On Christmas Day 1867, Degas made the first sketch toward “Interior” — a painting in the collection of the Philadelphia Museum of Art that looks like a scene from an Ingmar Bergman movie or a painting by Edward Hopper. Dated 1868-1869, it is the masterpiece of Degas’s early period and the culmination of his youthful obsession with painting fraught relations between the sexes — marriages in particular.

The work, now in Paris for the show “Manet/Degas,” which travels to the Metropolitan Museum of Art later this year, depicts a bedroom lit by a lamp. A woman is seated in a posture of shame or distress. She is dressed in a white chemise that falls off one shoulder. Her cloak and scarf have been tossed across the foot of the bed on the other side of the room. Her corset has been strewn on the floor.

Across the room stands a man — tall, bearded, fully dressed. Radiating suppressed anger, he leans against the door with his hands in his pockets. Disturbingly, he seems to be blocking the woman’s way out. The shadow he casts rises menacingly behind him. Near the center of the painting is an open sewing box with a vivid red lining that catches the lamplight. The red glow makes the box the most eye-catching object in the painting. Open and exposed, it hints at violated secrets, or worse.

For many years, “Interior” was referred to as “The Rape.” Several writers who knew Degas personally said this was the title he intended.

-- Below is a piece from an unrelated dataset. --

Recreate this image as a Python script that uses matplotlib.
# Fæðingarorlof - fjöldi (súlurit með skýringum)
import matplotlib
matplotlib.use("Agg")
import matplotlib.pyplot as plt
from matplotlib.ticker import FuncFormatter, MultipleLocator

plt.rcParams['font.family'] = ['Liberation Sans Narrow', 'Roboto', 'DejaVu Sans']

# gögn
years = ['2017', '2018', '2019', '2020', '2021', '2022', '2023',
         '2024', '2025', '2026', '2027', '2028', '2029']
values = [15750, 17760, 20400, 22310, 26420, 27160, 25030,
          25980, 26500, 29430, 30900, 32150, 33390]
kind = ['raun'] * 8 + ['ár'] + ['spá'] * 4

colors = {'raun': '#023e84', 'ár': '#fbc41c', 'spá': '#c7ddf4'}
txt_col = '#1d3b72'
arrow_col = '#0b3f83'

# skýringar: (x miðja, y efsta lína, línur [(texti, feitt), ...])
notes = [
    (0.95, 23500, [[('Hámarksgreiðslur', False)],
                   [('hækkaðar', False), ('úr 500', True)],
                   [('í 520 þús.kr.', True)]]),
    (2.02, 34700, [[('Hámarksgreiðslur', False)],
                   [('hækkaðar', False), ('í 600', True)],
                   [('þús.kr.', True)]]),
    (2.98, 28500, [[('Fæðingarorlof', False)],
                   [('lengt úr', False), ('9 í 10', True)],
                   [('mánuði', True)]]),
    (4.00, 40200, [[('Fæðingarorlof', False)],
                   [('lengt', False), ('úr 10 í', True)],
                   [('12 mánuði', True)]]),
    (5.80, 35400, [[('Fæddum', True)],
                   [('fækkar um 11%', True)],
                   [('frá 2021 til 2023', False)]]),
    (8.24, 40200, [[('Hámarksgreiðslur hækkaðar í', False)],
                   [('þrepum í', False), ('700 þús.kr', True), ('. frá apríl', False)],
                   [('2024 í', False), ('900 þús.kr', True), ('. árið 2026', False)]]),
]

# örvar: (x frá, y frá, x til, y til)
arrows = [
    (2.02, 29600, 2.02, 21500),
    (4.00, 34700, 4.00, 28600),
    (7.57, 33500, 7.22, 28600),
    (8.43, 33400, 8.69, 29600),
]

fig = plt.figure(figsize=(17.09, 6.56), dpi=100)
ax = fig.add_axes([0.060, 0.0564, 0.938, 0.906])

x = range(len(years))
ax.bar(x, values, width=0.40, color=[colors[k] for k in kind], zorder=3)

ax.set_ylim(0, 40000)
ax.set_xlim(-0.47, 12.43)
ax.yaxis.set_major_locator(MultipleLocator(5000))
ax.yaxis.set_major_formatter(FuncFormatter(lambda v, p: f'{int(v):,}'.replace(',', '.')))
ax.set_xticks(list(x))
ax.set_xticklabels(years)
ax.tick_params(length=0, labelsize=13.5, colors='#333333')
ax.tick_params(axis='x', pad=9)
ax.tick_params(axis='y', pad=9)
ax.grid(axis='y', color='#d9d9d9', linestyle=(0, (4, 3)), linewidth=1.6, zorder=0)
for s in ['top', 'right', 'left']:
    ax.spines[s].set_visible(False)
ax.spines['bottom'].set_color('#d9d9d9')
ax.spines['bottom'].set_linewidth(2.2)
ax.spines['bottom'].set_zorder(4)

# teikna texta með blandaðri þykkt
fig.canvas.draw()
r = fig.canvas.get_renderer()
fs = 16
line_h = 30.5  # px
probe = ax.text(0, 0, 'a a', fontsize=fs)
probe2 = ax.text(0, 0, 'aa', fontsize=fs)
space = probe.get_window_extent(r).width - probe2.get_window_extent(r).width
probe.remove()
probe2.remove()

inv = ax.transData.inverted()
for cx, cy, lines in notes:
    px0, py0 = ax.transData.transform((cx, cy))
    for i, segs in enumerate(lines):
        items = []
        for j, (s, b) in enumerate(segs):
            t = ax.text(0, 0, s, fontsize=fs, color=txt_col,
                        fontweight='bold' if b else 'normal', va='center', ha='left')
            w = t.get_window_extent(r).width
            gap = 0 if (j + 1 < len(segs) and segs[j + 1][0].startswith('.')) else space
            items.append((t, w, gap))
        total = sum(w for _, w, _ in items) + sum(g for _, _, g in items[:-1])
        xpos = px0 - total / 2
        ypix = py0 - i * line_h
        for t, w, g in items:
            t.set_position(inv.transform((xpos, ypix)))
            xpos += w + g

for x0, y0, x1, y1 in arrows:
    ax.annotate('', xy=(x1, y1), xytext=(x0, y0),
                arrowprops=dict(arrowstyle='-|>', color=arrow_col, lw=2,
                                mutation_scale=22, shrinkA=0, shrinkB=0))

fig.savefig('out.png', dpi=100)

Other friends, however, said he was “incensed” by the widespread adoption of that title and denied that a rape was its subject.

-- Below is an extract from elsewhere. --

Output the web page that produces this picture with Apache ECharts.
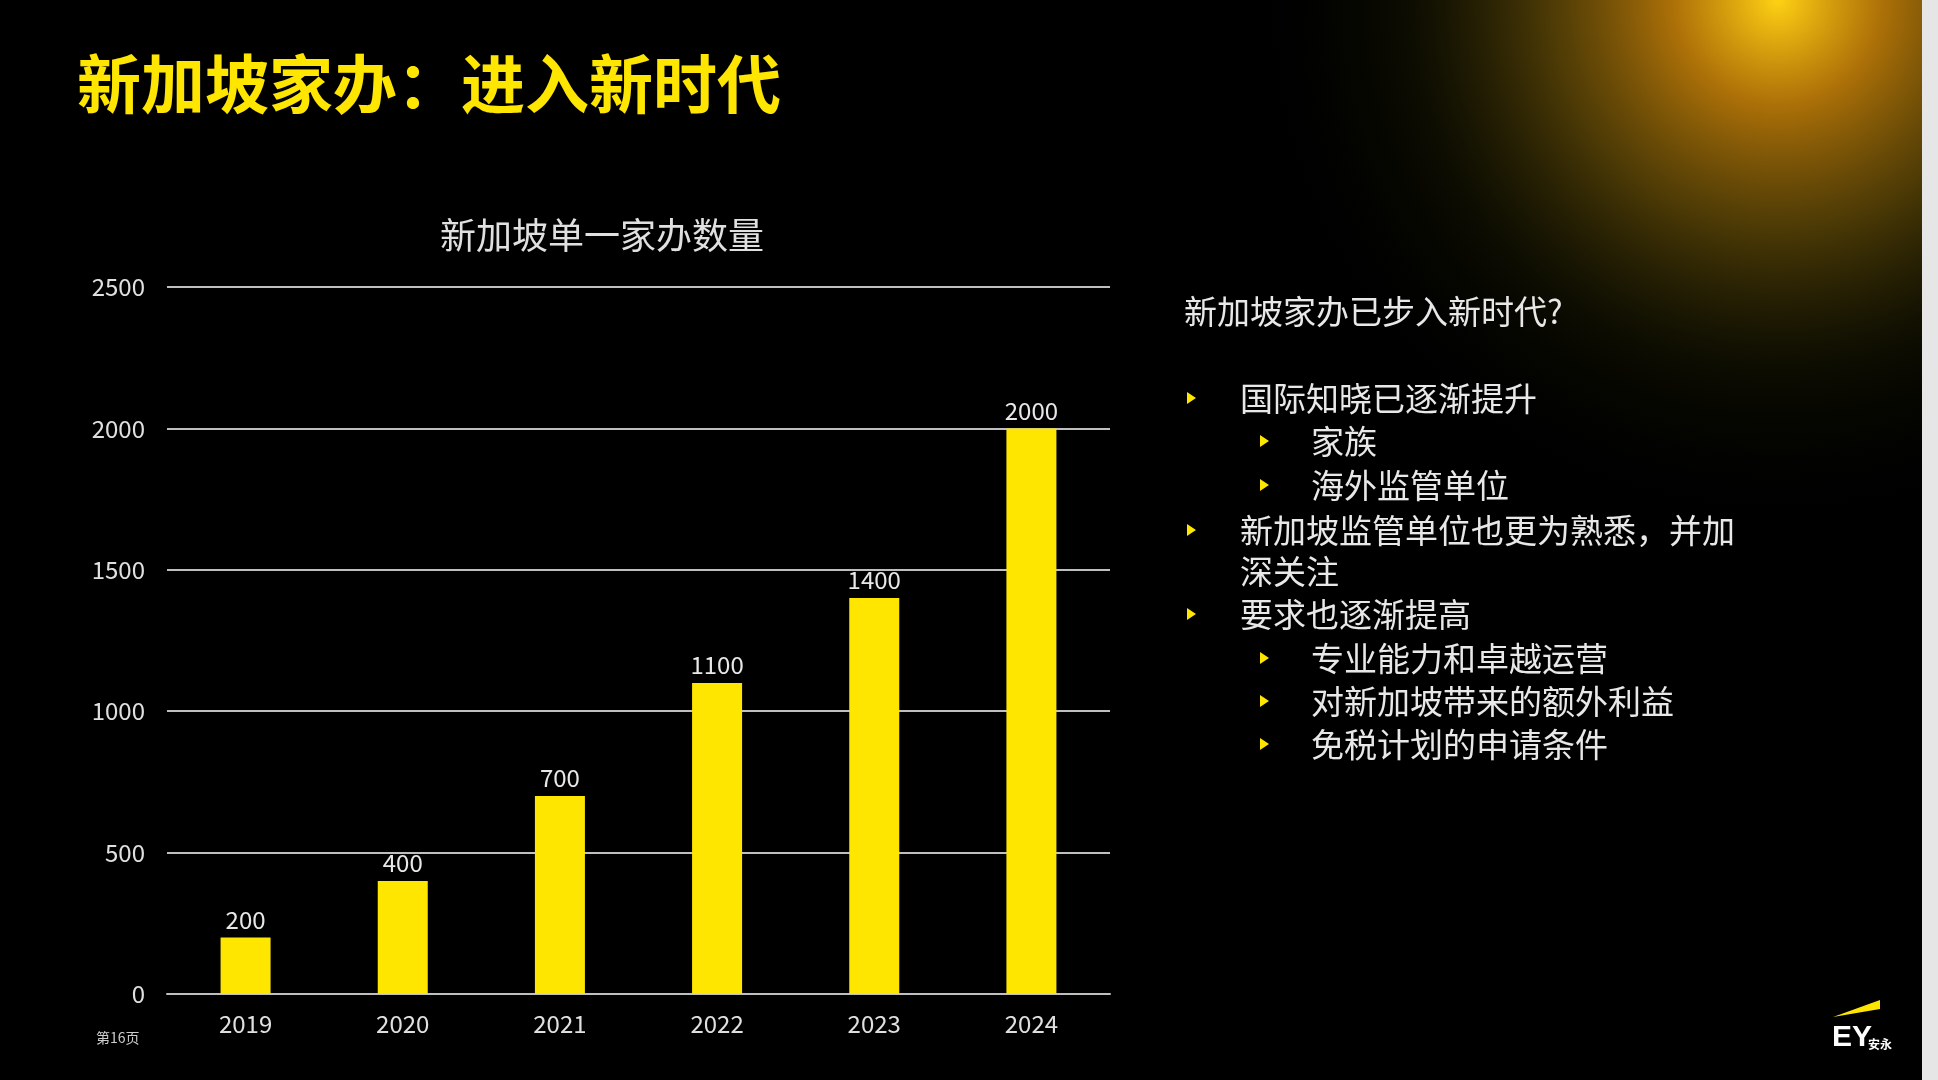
<!DOCTYPE html>
<html>
<head>
<meta charset="UTF-8">
<title></title>
<script src="https://cdn.jsdelivr.net/npm/echarts@6/dist/echarts.min.js"></script>
<style>html,body{margin:0;padding:0;background:#000;}</style>
</head>
<body>
<div id="main" style="width:1938px;height:1080px;"></div>
<script type="text/javascript">
// 数据
var years = ['2019', '2020', '2021', '2022', '2023', '2024'];
var counts = [200, 400, 700, 1100, 1400, 2000];
var bullets = [
    [0, '国际知晓已逐渐提升'],
    [1, '家族'],
    [1, '海外监管单位'],
    [0, '新加坡监管单位也更为熟悉，并加'],
    [-1, '深关注'],
    [0, '要求也逐渐提高'],
    [1, '专业能力和卓越运营'],
    [1, '对新加坡带来的额外利益'],
    [1, '免税计划的申请条件']
];
var lineY = [398, 441, 485, 530, 571, 614, 658, 701, 744];

var font = '"Noto Sans CJK SC", sans-serif';
var graphics = [
    // 右上角光晕
    { type: 'rect', shape: { x: 1120, y: 0, width: 802, height: 620 }, z: -10, silent: true,
      style: { fill: new echarts.graphic.RadialGradient(0.82, 0, 0.85, [
          { offset: 0, color: 'rgba(255,210,20,1)' },
          { offset: 0.2, color: 'rgba(215,140,10,0.8)' },
          { offset: 0.45, color: 'rgba(130,100,10,0.55)' },
          { offset: 0.7, color: 'rgba(50,50,5,0.25)' },
          { offset: 1, color: 'rgba(0,0,0,0)' }]) } },
    { type: 'rect', shape: { x: 1922, y: 0, width: 16, height: 1080 }, style: { fill: '#e6e6e6' } },
    { type: 'text', left: 77, top: 52, style: { text: '新加坡家办：进入新时代', fill: '#FFE600', font: 'bold 64px ' + font } },
    { type: 'text', x: 602, y: 235, style: { text: '新加坡单一家办数量', fill: '#e0e0e0', font: '36px ' + font, align: 'center', verticalAlign: 'middle' } },
    { type: 'text', x: 1184, y: 311, style: { text: '新加坡家办已步入新时代?', fill: '#e8e8e8', font: '33px ' + font, verticalAlign: 'middle' } },
    { type: 'text', x: 96, y: 1038, style: { text: '第16页', fill: '#cccccc', font: '14px ' + font, verticalAlign: 'middle' } },
    // EY 标志
    { type: 'polygon', shape: { points: [[1833, 1017], [1880, 1000], [1880, 1009]] }, style: { fill: '#FFE600' } },
    { type: 'text', x: 1832, y: 1038, style: { text: 'EY', fill: '#fff', font: 'bold 30px Liberation Sans', verticalAlign: 'middle' } },
    { type: 'text', x: 1868, y: 1044, style: { text: '安永', fill: '#fff', font: 'bold 12px ' + font, verticalAlign: 'middle' } }
];
bullets.forEach(function (b, i) {
    var lvl = b[0];
    var tx = lvl === 1 ? 1311 : 1240;
    if (lvl >= 0) {
        var bx = lvl === 1 ? 1260 : 1187;
        graphics.push({ type: 'polygon', shape: { points: [[bx, lineY[i] - 6], [bx + 9, lineY[i]], [bx, lineY[i] + 6]] }, style: { fill: '#FFE600' } });
    }
    graphics.push({ type: 'text', x: tx, y: lineY[i], style: { text: b[1], fill: '#e8e8e8', font: '33px ' + font, verticalAlign: 'middle' } });
});

var option = {
    backgroundColor: '#000',
    animation: false,
    grid: { left: 167, right: 828, top: 287, bottom: 86 },
    xAxis: {
        type: 'category', data: years,
        axisLine: { lineStyle: { color: '#bfbfbf', width: 2 } },
        axisTick: { show: false },
        axisLabel: { color: '#e0e0e0', fontSize: 24, margin: 18, fontFamily: font }
    },
    yAxis: {
        type: 'value', min: 0, max: 2500, interval: 500,
        axisLine: { show: false }, axisTick: { show: false },
        splitLine: { lineStyle: { color: '#bfbfbf', width: 2 } },
        axisLabel: { color: '#e0e0e0', fontSize: 24, margin: 22, fontFamily: font, formatter: function (v) { return String(v); } }
    },
    series: [{
        type: 'bar', data: counts, barWidth: 50,
        itemStyle: { color: '#FFE600' },
        label: { show: true, position: 'top', color: '#e8e8e8', fontSize: 24, distance: 6, fontFamily: font }
    }],
    graphic: graphics
};
var myChart = echarts.init(document.getElementById('main'));
myChart.setOption(option);
</script>
</body>
</html>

Much more likely is that “Interior” was inspired by a specific scene in “Thérèse Raquin,” Émile Zola’s third novel, and the one that launched his celebrity. When “Thérèse Raquin” came out in serial form in 1867, critics noted (with palpable distaste) its unusually vivid visual details. (The novel has been adapted for TV and film many times.) “There are in ‘Thérèse Raquin,’” wrote one critic, “paintings that would be worth extracting as samples of the most energetic and the most repulsive that Realism can produce.”

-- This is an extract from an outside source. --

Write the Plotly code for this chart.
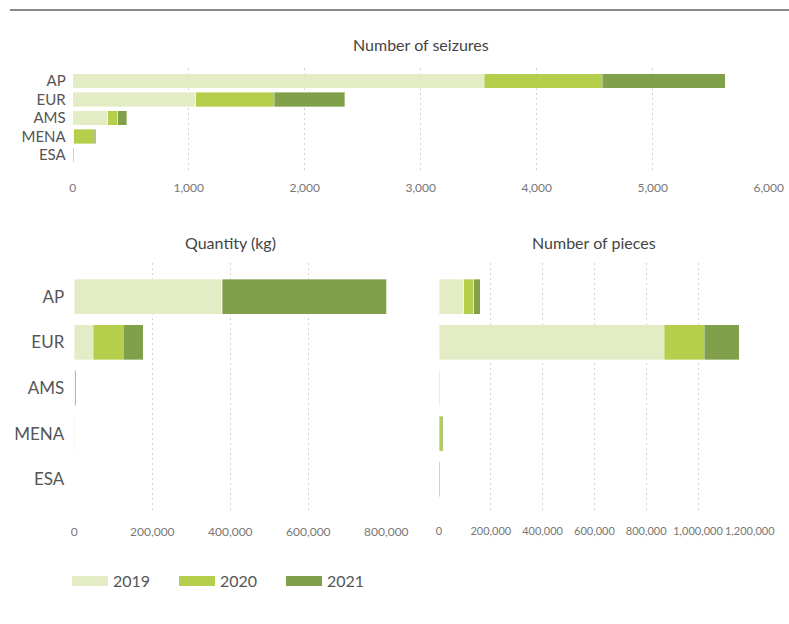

“Interior,” as I wrote in my 2016 book, “The Art of Rivalry,” can be read as Degas’s response to this challenge: He wanted to paint a picture that would be as charged as a scene in a realist novel. (Later, having outgrown such youthful ambitions, he half-dismissed it as “my genre picture.”)

The climactic 21st chapter of “Thérèse Raquin” describes the wedding night of Thérèse and her lover, Laurent. Having plotted to kill Thérèse’s first, sickly husband, the lovers finally succeeded in drowning him. But they waited over a year to get married and during that time, tormented by guilt, grew apart. Their wedding night, as a result, was not a typical wedding night. The relevant chapter begins:

“Laurent carefully shut the door behind him, then stood leaning against it for a moment looking into the room, ill at ease and embarrassed. … Thérèse was sitting on a low chair to the right of the fireplace, her chin cupped in her hand, staring at the flames. She did not look round when Laurent came in. Her lacy petticoat and bodice showed up dead white in the light of the blazing fire. The bodice was slipping down and part of her shoulder emerged pink … ”

Degas seems to have been fascinated by the fact that the intimacy between Laurent and Thérèse was destroyed by a shared secret that had become too heavy to carry. Having successfully attained the status of husband and wife, they were “doomed to live together yet without intimacy.”

Degas once compared painting a picture to committing a crime. “Interior” was his great attempt at depicting the psychological proceeds of crime, in the coin of anguish and moral rot.